_EXERCISE REQUIREMENTS_: Reproduce the listing exactly, with no pictures in your copy.

_SOURCE DATA_:

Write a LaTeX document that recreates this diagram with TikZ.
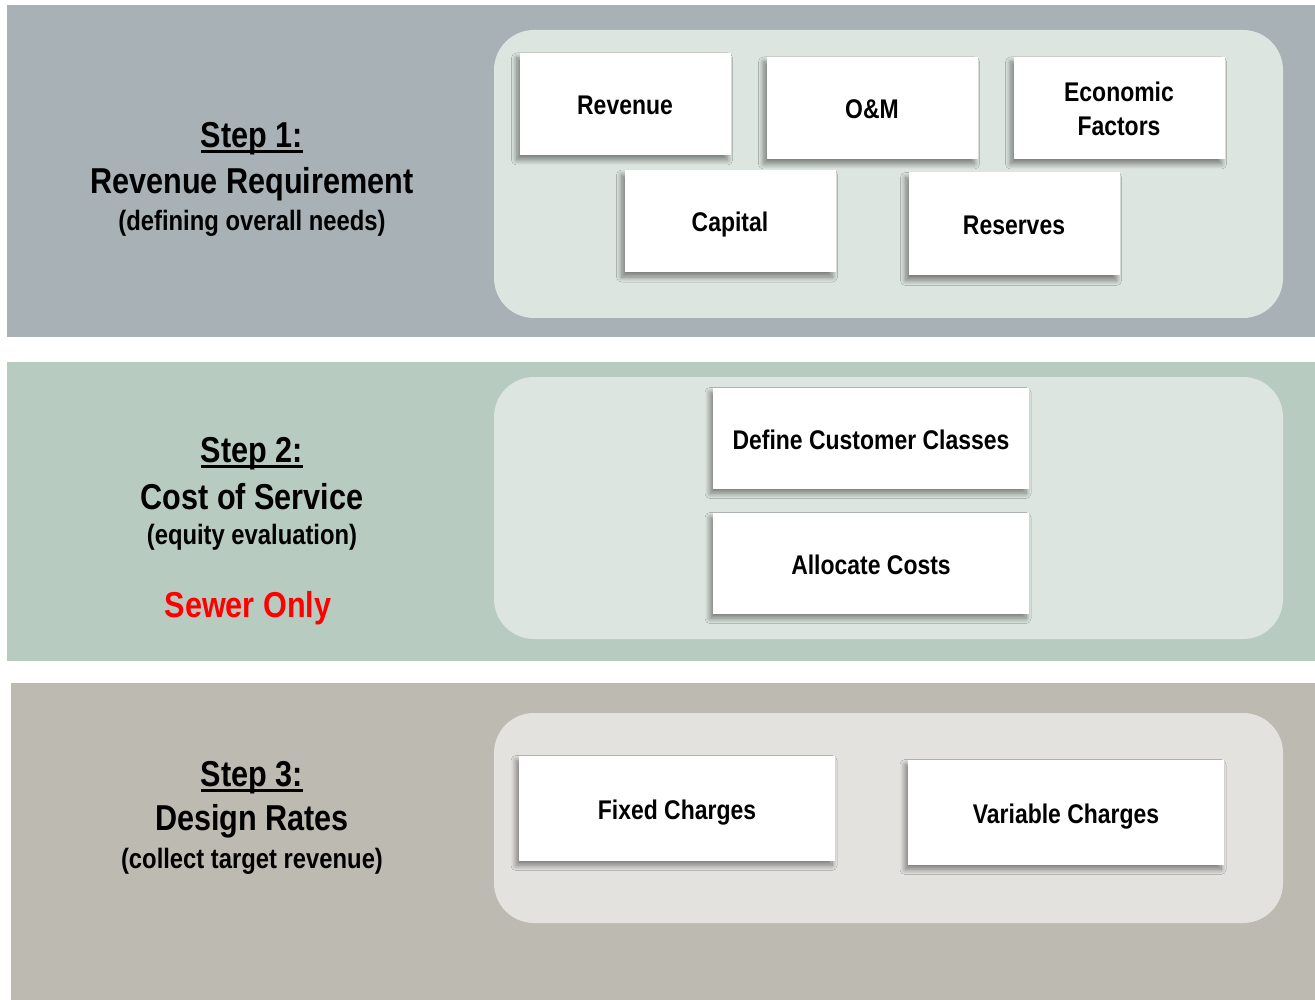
\documentclass[tikz,border=0pt]{standalone}
\usepackage{fontspec}
\setmainfont[FakeStretch=0.85]{Liberation Sans}
\usetikzlibrary{shadows.blur}
\definecolor{bandA}{HTML}{A7B1B6}
\definecolor{bandB}{HTML}{B7CBC0}
\definecolor{bandC}{HTML}{BDBAB2}
\definecolor{innerA}{HTML}{DDE5E0}
\definecolor{innerB}{HTML}{DDE5E0}
\definecolor{innerC}{HTML}{E3E2DF}
\definecolor{sewerred}{HTML}{FF0000}
\newcommand\stepul[1]{\setbox0\hbox{#1}\rlap{\rule[-0.13em]{\wd0}{0.07em}}\box0}
\tikzset{
  itembox/.style={fill=white, inner sep=0pt, align=center,
    text height=24pt, text depth=2pt,
    font=\bfseries\fontsize{27}{34}\selectfont,
    blur shadow={shadow xshift=-3pt, shadow yshift=-5pt, shadow blur radius=5pt, shadow blur steps=12, shadow opacity=45}},
  steptitle/.style={font=\bfseries\fontsize{36}{40}\selectfont, inner sep=0pt},
  stepsub/.style={font=\bfseries\fontsize{28}{32}\selectfont, inner sep=0pt},
  inner/.style={rounded corners=40pt}
}
\begin{document}
\begin{tikzpicture}[x=1pt,y=-1pt]
\fill[white] (0,0) rectangle (1315,1000);
\useasboundingbox (0,0) rectangle (1315,1000);
% bands
\fill[bandA] (7,5) rectangle (1315,337);
\fill[bandB] (7,362) rectangle (1315,661);
\fill[bandC] (11,683) rectangle (1315,1000);
% inner rounded panels
\fill[innerA,inner] (494,30) rectangle (1283,318);
\fill[innerB,inner] (494,377) rectangle (1283,639);
\fill[innerC,inner] (494,713) rectangle (1283,923);
% step labels
\node[steptitle] (s1a) at (252,139) {\stepul{Step 1:}};
\node[steptitle] (s1b) at (252,184) {Revenue Requirement};
\node[stepsub] (s1c) at (252,223) {(defining overall needs)};
\node[steptitle] (s2a) at (252,454) {\stepul{Step 2:}};
\node[steptitle] (s2b) at (252,497) {Cost of Service};
\node[stepsub] (s2c) at (252,537) {(equity evaluation)};
\node[steptitle, text=sewerred] (s2d) at (248,608) {Sewer Only};
\node[steptitle] (s3a) at (252,778) {\stepul{Step 3:}};
\node[steptitle] (s3b) at (252,821) {Design Rates};
\node[stepsub] (s3c) at (252,861) {(collect target revenue)};
% step 1 boxes
\node[itembox, minimum width=211pt, minimum height=102pt] (rev) at (625,104) {Revenue};
\node[itembox, minimum width=211pt, minimum height=102pt] (om) at (872,108) {O\&M};
\node[itembox, minimum width=211pt, minimum height=102pt, text height=58pt] (eco) at (1119,108) {Economic\\Factors};
\node[itembox, minimum width=211pt, minimum height=102pt] (cap) at (730,221) {Capital};
\node[itembox, minimum width=211pt, minimum height=103pt] (res) at (1014,224) {Reserves};
% step 2 boxes
\node[itembox, minimum width=316pt, minimum height=101pt] (dcc) at (871,438) {Define Customer Classes};
\node[itembox, minimum width=316pt, minimum height=101pt] (alc) at (871,563) {Allocate Costs};
% step 3 boxes
\node[itembox, minimum width=316pt, minimum height=105pt] (fix) at (677,808) {Fixed Charges};
\node[itembox, minimum width=316pt, minimum height=105pt] (var) at (1066,812) {Variable Charges};
\end{tikzpicture}
\end{document}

_OUTPUT OF THE EXERCISE_:
Write a LaTeX document that recreates this diagram with TikZ.
\documentclass[tikz,border=0pt]{standalone}
\usepackage{fontspec}
\setmainfont[FakeStretch=0.85]{Liberation Sans}
\usetikzlibrary{shadows.blur}
\definecolor{bandA}{HTML}{A7B1B6}
\definecolor{bandB}{HTML}{B7CBC0}
\definecolor{bandC}{HTML}{BDBAB2}
\definecolor{innerA}{HTML}{DDE5E0}
\definecolor{innerB}{HTML}{DDE5E0}
\definecolor{innerC}{HTML}{E3E2DF}
\definecolor{sewerred}{HTML}{FF0000}
\newcommand\stepul[1]{\setbox0\hbox{#1}\rlap{\rule[-0.13em]{\wd0}{0.07em}}\box0}
\tikzset{
  itembox/.style={fill=white, inner sep=0pt, align=center,
    text height=24pt, text depth=2pt,
    font=\bfseries\fontsize{27}{34}\selectfont,
    blur shadow={shadow xshift=-3pt, shadow yshift=-5pt, shadow blur radius=5pt, shadow blur steps=12, shadow opacity=45}},
  steptitle/.style={font=\bfseries\fontsize{36}{40}\selectfont, inner sep=0pt},
  stepsub/.style={font=\bfseries\fontsize{28}{32}\selectfont, inner sep=0pt},
  inner/.style={rounded corners=40pt}
}
\begin{document}
\begin{tikzpicture}[x=1pt,y=-1pt]
\fill[white] (0,0) rectangle (1315,1000);
\useasboundingbox (0,0) rectangle (1315,1000);
% bands
\fill[bandA] (7,5) rectangle (1315,337);
\fill[bandB] (7,362) rectangle (1315,661);
\fill[bandC] (11,683) rectangle (1315,1000);
% inner rounded panels
\fill[innerA,inner] (494,30) rectangle (1283,318);
\fill[innerB,inner] (494,377) rectangle (1283,639);
\fill[innerC,inner] (494,713) rectangle (1283,923);
% step labels
\node[steptitle] (s1a) at (252,139) {\stepul{Step 1:}};
\node[steptitle] (s1b) at (252,184) {Revenue Requirement};
\node[stepsub] (s1c) at (252,223) {(defining overall needs)};
\node[steptitle] (s2a) at (252,454) {\stepul{Step 2:}};
\node[steptitle] (s2b) at (252,497) {Cost of Service};
\node[stepsub] (s2c) at (252,537) {(equity evaluation)};
\node[steptitle, text=sewerred] (s2d) at (248,608) {Sewer Only};
\node[steptitle] (s3a) at (252,778) {\stepul{Step 3:}};
\node[steptitle] (s3b) at (252,821) {Design Rates};
\node[stepsub] (s3c) at (252,861) {(collect target revenue)};
% step 1 boxes
\node[itembox, minimum width=211pt, minimum height=102pt] (rev) at (625,104) {Revenue};
\node[itembox, minimum width=211pt, minimum height=102pt] (om) at (872,108) {O\&M};
\node[itembox, minimum width=211pt, minimum height=102pt, text height=58pt] (eco) at (1119,108) {Economic\\Factors};
\node[itembox, minimum width=211pt, minimum height=102pt] (cap) at (730,221) {Capital};
\node[itembox, minimum width=211pt, minimum height=103pt] (res) at (1014,224) {Reserves};
% step 2 boxes
\node[itembox, minimum width=316pt, minimum height=101pt] (dcc) at (871,438) {Define Customer Classes};
\node[itembox, minimum width=316pt, minimum height=101pt] (alc) at (871,563) {Allocate Costs};
% step 3 boxes
\node[itembox, minimum width=316pt, minimum height=105pt] (fix) at (677,808) {Fixed Charges};
\node[itembox, minimum width=316pt, minimum height=105pt] (var) at (1066,812) {Variable Charges};
\end{tikzpicture}
\end{document}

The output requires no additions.